Sara is a mechanical engineer, originally from Egypt, who moved to Australia over a decade ago. She has lived across various parts of Australia, and has encountered soul-crushing racism in cosmopolitan as well as regional parts of the country. Being a hijab-clad Muslim woman has made her an easy and visible target for hateful and violent behaviour.
When she had just migrated to Australia and was looking for a job, she faced several rejections despite being suitably qualified. The penny dropped when one interviewer in Melbourne confessed that he wouldn’t, or couldn’t employ her, because she wore a hijab. He added that while he was being honest, several potential employers might just brush her off with excuses, but that her headscarf was central to the rejections she received. Being unaware of anti-discrimination laws at the time, Sara let the episode pass, and shrugged it off.
She continues to face everyday racism in the form of derisive looks and comments, but a particular incident left her unable to just “move on”, as victims of racial abuse are often urged to do.
With her one-year- old daughter in her pram, Sara was walking along a street near the Westfield mall in Hornsby, Sydney. In anticipation of a council clean-up, the footpath was strewn with discarded household goods. As Sara made her way up the street, she felt her head violently yanked as a woman pulled at her hijab from behind. Caught completely off guard, Sara’s first instinct was to protect her child, and she blocked the woman’s access to her pram, screaming, “What are you doing? Are you crazy?” The woman continued to berate Sara, and picked up the handle of a discarded vacuum cleaner lying on the footpath and threatened to hurt her, saying, “I’m going to kill you.”
Hearing the commotion, a resident in a nearby block of units called the police, and came down to help Sara. As more people trickled out of their homes, the woman ran away, leaving Sara very shaken.

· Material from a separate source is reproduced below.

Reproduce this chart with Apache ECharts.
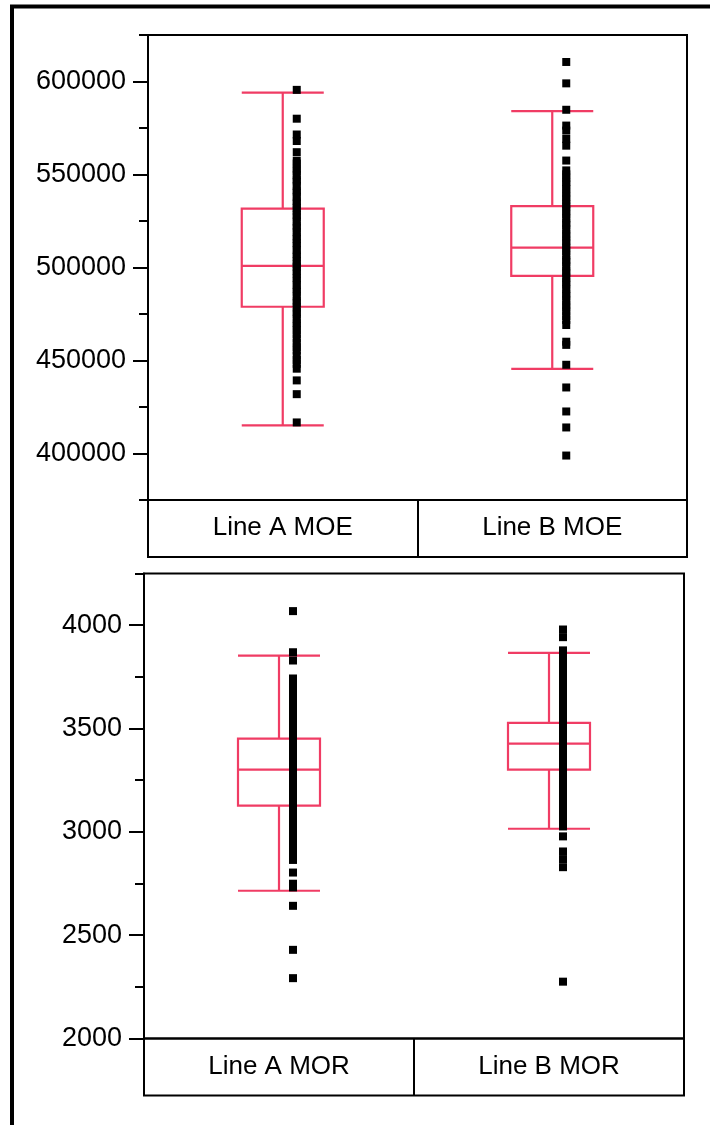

When the police arrived, Sara and others who had witnessed the incident made their official statements. However, despite a clear description of the woman and good leads on where she had headed, no headway was made. Not only did Sara not hear back from the police, but she also struggled with intense panic attacks and was unable to step outside her home for over a year. She has spent a lot of time looking over her shoulder, and cannot shake off the deep-seated fear that the attack instilled in her.
She insists that her hijab is very much an act of agency and choice, and she asserts that she has just as much right as anybody else to be in Australia. “I am well-accomplished, multi-lingual and a good,tax-paying citizen. Why must I leave or change? It’s time for Australians to grow up!” she says, tired of having to defend herself over her choice – to simply be herself.